Short problem →
For every line in the records that has the word "this", make a copy.

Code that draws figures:
══════

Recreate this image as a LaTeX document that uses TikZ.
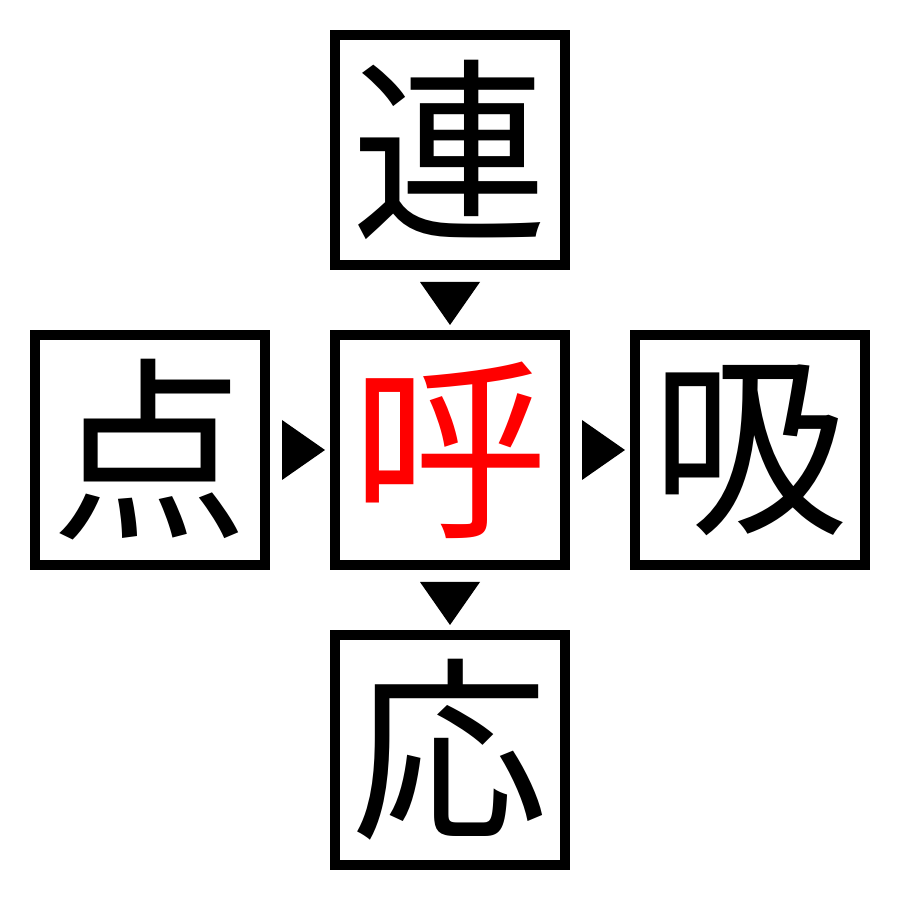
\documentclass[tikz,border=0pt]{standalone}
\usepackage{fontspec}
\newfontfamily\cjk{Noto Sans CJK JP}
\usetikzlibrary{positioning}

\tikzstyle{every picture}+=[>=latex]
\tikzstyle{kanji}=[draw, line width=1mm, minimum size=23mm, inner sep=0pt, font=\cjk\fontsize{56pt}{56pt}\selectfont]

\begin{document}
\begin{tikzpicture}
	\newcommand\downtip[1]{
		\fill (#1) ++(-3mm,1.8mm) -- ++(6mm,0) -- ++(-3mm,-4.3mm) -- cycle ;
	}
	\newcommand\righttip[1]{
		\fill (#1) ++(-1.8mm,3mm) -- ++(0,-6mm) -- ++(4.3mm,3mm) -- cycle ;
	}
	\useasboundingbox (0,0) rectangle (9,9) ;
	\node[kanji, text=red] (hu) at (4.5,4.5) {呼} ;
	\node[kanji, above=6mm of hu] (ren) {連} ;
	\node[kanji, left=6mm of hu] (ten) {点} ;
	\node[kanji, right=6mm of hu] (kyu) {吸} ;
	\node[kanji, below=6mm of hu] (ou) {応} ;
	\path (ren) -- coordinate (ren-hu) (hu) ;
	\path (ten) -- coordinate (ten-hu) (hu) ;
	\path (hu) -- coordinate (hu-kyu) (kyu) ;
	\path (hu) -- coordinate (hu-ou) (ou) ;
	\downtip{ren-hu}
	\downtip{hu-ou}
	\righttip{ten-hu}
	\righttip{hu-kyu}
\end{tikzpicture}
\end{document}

══════

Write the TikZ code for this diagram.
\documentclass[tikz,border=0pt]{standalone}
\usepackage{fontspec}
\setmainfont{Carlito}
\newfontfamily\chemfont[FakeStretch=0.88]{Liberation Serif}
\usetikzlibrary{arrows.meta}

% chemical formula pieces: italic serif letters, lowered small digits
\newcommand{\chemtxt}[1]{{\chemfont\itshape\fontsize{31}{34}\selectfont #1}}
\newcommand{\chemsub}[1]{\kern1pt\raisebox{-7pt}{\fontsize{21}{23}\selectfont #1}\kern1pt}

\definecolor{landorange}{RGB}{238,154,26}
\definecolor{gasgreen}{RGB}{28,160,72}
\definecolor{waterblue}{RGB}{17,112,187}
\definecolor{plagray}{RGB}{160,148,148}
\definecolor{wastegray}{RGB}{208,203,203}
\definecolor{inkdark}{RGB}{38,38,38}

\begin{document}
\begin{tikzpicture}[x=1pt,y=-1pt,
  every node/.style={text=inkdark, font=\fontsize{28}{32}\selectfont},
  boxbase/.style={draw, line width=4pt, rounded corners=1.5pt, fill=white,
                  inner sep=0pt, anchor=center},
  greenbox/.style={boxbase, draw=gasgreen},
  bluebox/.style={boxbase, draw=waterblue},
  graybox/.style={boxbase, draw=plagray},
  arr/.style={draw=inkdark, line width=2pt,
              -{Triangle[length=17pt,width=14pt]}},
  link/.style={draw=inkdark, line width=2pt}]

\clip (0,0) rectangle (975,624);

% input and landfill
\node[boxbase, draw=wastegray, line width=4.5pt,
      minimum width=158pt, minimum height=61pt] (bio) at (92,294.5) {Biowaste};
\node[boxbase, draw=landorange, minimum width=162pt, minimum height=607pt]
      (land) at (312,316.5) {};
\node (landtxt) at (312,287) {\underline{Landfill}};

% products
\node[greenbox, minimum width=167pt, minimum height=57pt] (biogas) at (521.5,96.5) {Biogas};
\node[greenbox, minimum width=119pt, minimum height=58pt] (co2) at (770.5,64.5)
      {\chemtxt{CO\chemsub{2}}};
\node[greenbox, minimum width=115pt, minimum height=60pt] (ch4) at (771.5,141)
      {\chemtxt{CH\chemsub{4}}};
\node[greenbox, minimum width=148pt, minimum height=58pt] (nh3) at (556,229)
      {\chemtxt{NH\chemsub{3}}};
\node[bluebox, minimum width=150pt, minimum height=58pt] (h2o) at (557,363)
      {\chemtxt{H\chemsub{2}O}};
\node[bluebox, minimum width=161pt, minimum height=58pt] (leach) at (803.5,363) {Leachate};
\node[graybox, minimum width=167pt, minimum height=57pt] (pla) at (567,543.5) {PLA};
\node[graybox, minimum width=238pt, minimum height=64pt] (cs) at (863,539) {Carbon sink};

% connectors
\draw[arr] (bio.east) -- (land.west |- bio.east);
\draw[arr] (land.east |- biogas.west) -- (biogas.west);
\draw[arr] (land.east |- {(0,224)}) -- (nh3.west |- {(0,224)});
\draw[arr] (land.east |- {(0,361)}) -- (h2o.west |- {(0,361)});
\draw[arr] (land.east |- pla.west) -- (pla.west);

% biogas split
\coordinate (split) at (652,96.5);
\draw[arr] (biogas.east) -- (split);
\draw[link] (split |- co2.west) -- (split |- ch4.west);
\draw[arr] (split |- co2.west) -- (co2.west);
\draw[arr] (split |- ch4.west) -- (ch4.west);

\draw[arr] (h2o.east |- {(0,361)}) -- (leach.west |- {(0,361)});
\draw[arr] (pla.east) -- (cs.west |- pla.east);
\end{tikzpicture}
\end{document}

══════

Final result →
Recreate this image as a LaTeX document that uses TikZ.
Write the TikZ code for this diagram.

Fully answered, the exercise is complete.